- The paper reveals that last-layer activations collapse toward class means, initiating the Neural Collapse phenomenon during extended training.
- It employs both extensive experiments and theoretical analysis to demonstrate the emergence of a Simplex Equiangular Tight Frame for optimal discrimination.
- The study indicates that this geometric alignment enhances network generalization and robustness while informing improved training methodologies.
Overview of Neural Collapse in Deep Learning Training
The paper "Prevalence of Neural Collapse during the terminal phase of deep learning training" by Papyan, Han, and Donoho addresses a critical insight into the training dynamics of modern deep networks, especially during their Terminal Phase of Training (TPT). This work investigates the phenomenon termed "Neural Collapse," where specific geometric alignments in the network's last layer emerge as the network is trained to drive the cross-entropy loss towards zero.
Key Findings
The research reveals four interconnected aspects of Neural Collapse:
- Variability Collapse (NC1): The within-class variability of last-layer activations diminishes, leading to activations collapsing to their class means.
- Convergence to Simplex Equiangular Tight Frame (NC2): Class-means progressively align to form a Simplex ETF, characterized by equinorms and maximal equiangularity, achieving a configuration optimal for discrimination.
- Self-Duality (NC3): The last-layer classifiers converge to the class-means, essentially reflecting these means up to a scaling factor, which implies a symmetry and simplicity in the resulting classifier configuration.
- Nearest Class-Center (NC4): The decision making of the classifier simplifies, defaulting to a nearest class center rule in Euclidean space.
Theoretical and Empirical Results
The authors conduct extensive experiments across canonical datasets and architectures, confirming these phenomena are pervasive. They align this empirical evidence with a strong theoretical underpinning, suggesting that these geometric structures emerge naturally from the dynamics of deep network training. Their theoretical analysis employs large deviations theory, showing that the optimal structure for minimizing classification error corresponds to the Simplex ETF configuration.
Implications for AI and Deep Learning
The implications of this work are substantial:
- Generalization and Robustness: The geometric simplicity induced by Neural Collapse enhances the deepnet's generalization ability and robustness against adversarial attacks.
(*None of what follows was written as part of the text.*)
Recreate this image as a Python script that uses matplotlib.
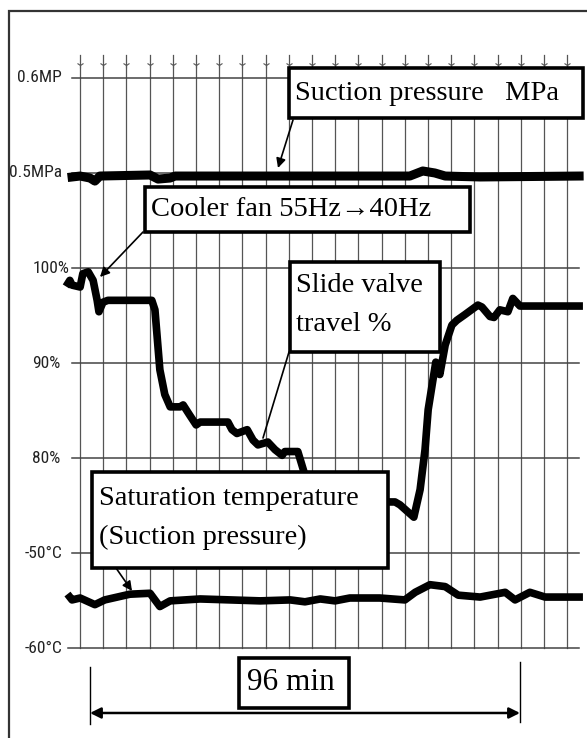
import matplotlib
matplotlib.use("Agg")
from matplotlib import pyplot as plt
from matplotlib.patches import Rectangle
from matplotlib import font_manager

# Time in minutes (0 = start of the 96 min span)
pressure_t = [-4.0, -2.2, 0.0, 1.1, 2.2, 13.4, 15.2, 17.9, 19.0, 46.9, 71.4, 74.3, 77.0, 79.3, 87.1, 109.2]
pressure_mpa = [0.4957, 0.4967, 0.4946, 0.4914, 0.4967, 0.4978, 0.4935, 0.4946, 0.4967, 0.4967,
                0.4967, 0.502, 0.4999, 0.4967, 0.4957, 0.4967]

valve_t = [-4.9, -4.5, -4.0, -2.2, -1.6, -0.4, 0.7, 1.6, 2.0, 2.9, 4.0, 13.8, 14.5, 15.6, 16.7,
           17.9, 20.1, 20.8, 22.3, 23.7, 24.6, 30.8, 31.7, 32.8, 35.1, 36.4, 37.5, 39.7, 41.3,
           42.9, 43.5, 46.4, 47.3, 48.0, 48.7, 50.2, 66.5, 68.1, 69.2, 72.3, 73.7, 74.8, 75.5,
           77.2, 78.1, 79.3, 80.8, 81.9, 83.7, 86.6, 87.5, 89.3, 90.2, 91.5, 93.3, 94.4, 96.0,
           97.1, 109.2]
valve_pct = [98.4, 98.7, 98.2, 98.0, 99.4, 99.6, 98.7, 96.6, 95.4, 96.4, 96.6, 96.6, 95.6, 89.3,
             86.7, 85.4, 85.4, 85.6, 84.5, 83.5, 83.8, 83.8, 83.0, 82.6, 83.0, 81.9, 81.4, 81.7,
             80.9, 80.3, 80.7, 80.7, 79.3, 78.2, 77.5, 75.4, 75.4, 75.4, 75.1, 73.8, 76.7, 80.9,
             85.1, 90.1, 88.8, 91.9, 94.0, 94.5, 95.1, 96.1, 95.9, 94.9, 94.8, 95.6, 95.4, 96.8,
             96.0, 96.0, 96.0]

sat_t = [-4.5, -4.0, -2.2, 1.1, 3.3, 8.9, 13.4, 15.6, 17.9, 24.6, 31.3, 38.0, 44.7, 48.0, 51.4,
         54.7, 58.0, 64.7, 70.3, 72.6, 75.9, 79.3, 82.2, 87.1, 92.7, 94.9, 98.2, 101.6, 109.2]
sat_temp = [-54.6, -54.9, -54.7, -55.4, -54.9, -54.3, -54.2, -55.6, -55.0, -54.8, -54.9, -55.0,
            -54.9, -55.1, -54.8, -55.0, -54.7, -54.7, -54.9, -54.1, -53.3, -53.5, -54.4, -54.6,
            -54.1, -54.9, -54.1, -54.6, -54.6]

tick_labels = ["-60°C", "-50°C", "80%", "90%", "100%", "0.5MPa", "0.6MP"]
span_min = 96


# each band of the chart has its own scale, stacked on one grid
def p_gu(p):
    return [5 + (v - 0.5) / 0.1 for v in p]


def v_gu(p):
    return [2 + (v - 80) / 10 for v in p]


def t_gu(p):
    return [1 + (v + 50) / 10 for v in p]


W, H = 587, 738
fig = plt.figure(figsize=(W / 100, H / 100), dpi=100)
ax = fig.add_axes([0, 0, 1, 1])
ax.set_xlim(-20.09, 110.96)
ax.set_ylim(-0.942, 6.818)
ax.axis("off")


def fp(x, y):
    return (x / W, 1 - y / H)


# outer frame (only left and top visible)
fig.patches.append(Rectangle(fp(9, 800), 700 / W, 789 / H, transform=fig.transFigure,
                             fill=False, ec="#333333", lw=1.6))

# grid
grid_t0, grid_step = -2.23, 5.18
for k in range(22):
    ax.plot([grid_t0 + k * grid_step] * 2, [0, 6.24], color="#555555", lw=0.9, zorder=1)
    ax.plot(grid_t0 + k * grid_step, 6.13, marker="1", ms=5, mew=0.8, color="#555555", zorder=1)
for i in range(7):
    ax.plot([-4.9 if i == 0 else -4.0, 109.2], [i, i], color="#444444", lw=1.1, zorder=1)

# condensed sans for the axis labels, if one is around
names = {f.name for f in font_manager.fontManager.ttflist}
narrow_font = None
for cand in ["Liberation Sans Narrow", "Arial Narrow", "Roboto Condensed", "Open Sans Condensed"]:
    if cand in names:
        narrow_font = cand
        break
stretch = "condensed"
if narrow_font is None:
    cond = [f for f in font_manager.fontManager.ttflist
            if f.name == "DejaVu Sans" and "ondensed" in str(f.stretch) + f.fname]
    narrow_font = "DejaVu Sans"
    lab_size = 11.5 if cond else 10.5
else:
    lab_size = 12.5

for i, lab in enumerate(tick_labels):
    if lab.endswith("%"):
        ax.text(-12.9, i, lab, ha="left", va="center", fontsize=lab_size, family=narrow_font,
                fontstretch=stretch, color="#222222")
    else:
        ax.text(-6.2, i, lab, ha="right", va="center", fontsize=lab_size, family=narrow_font,
                fontstretch=stretch, color="#222222")

# series
ax.plot(pressure_t, p_gu(pressure_mpa), color="black", lw=6.5, solid_joinstyle="round", zorder=3)
ax.plot(valve_t, v_gu(valve_pct), color="black", lw=5.5, solid_joinstyle="round", zorder=3)
ax.plot(sat_t, t_gu(sat_temp), color="black", lw=5.5, solid_joinstyle="round", zorder=3)

serif = ["Liberation Serif", "DejaVu Serif"]


def box(x0, y0, x1, y1, text, tx, ty, size=20.5, ha="left"):
    (fx0, fy1), (fx1, fy0) = fp(x0, y0), fp(x1, y1)
    fig.patches.append(Rectangle((fx0, fy0), fx1 - fx0, fy1 - fy0, transform=fig.transFigure,
                                 fc="white", ec="black", lw=2.6, zorder=5))
    fig.text(*fp(tx, ty), text, ha=ha, va="center", fontsize=size,
             family=serif, linespacing=1.72, zorder=6)


def arrow(x0, y0, x1, y1, head=True):
    ax.annotate("", xy=fp(x1, y1), xytext=fp(x0, y0), xycoords="figure fraction",
                textcoords="figure fraction",
                arrowprops=dict(arrowstyle="-|>" if head else "-", color="black", lw=1.2,
                                mutation_scale=14, shrinkA=0, shrinkB=0), zorder=4)


# annotations
arrow(293, 120, 278, 168)
arrow(143, 232, 100, 277)
arrow(289, 352, 263, 438, head=False)
arrow(116, 568, 132, 591)

box(289, 68, 583, 118, "Suction pressure   MPa", 295, 93)
box(145, 187, 470, 232, "Cooler fan 55Hz\u219240Hz", 151, 210)
box(290, 262, 440, 352, "Slide valve\ntravel %", 296, 305)
box(92, 472, 388, 568, "Saturation temperature\n(Suction pressure)", 99, 518)

# 96 min span
ax.annotate("", xy=(span_min, -0.679), xytext=(0, -0.679),
            arrowprops=dict(arrowstyle="<|-|>", color="black", lw=1.8, mutation_scale=16,
                            shrinkA=0, shrinkB=0), zorder=4)
ax.plot([0, 0], [-0.20, -0.80], color="black", lw=1.0)
ax.plot([span_min, span_min], [-0.14, -0.77], color="black", lw=1.0)
box(239, 658, 349, 708, "96 min", 291, 683, size=22.5, ha="center")

fig.savefig("out.png", dpi=100)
This aligns with the broader goals of achieving reliable AI systems.
- Training Methodologies: The findings provide insights into the effects of over-parameterization and prolonged training phases (TPT), suggesting these practices may implicitly guide networks towards optimal geometric structures.
- Tools for Analysis: By providing a clearer geometric interpretation of deep networks, researchers can more effectively analyze and potentially predict network behavior across various tasks and configurations.
Future Directions
Looking forward, the research opens multiple avenues:
- Dynamics Exploration: Further studies could explore how various network architectures and datasets affect the speed and nature of Neural Collapse.
- Advanced Theories: The alignment with probabilistic and information-theoretical frameworks could further refine models of neural network behavior.
- Practical Applications: Leveraging Neural Collapse could inspire new design principles for network architecture and training regimes that emphasize geometric simplicity and stability.
This paper provides a rigorous analysis into the structural behaviors of deep networks, reaffirming the importance of geometric and statistical methods in understanding and advancing the capabilities of artificial intelligence systems.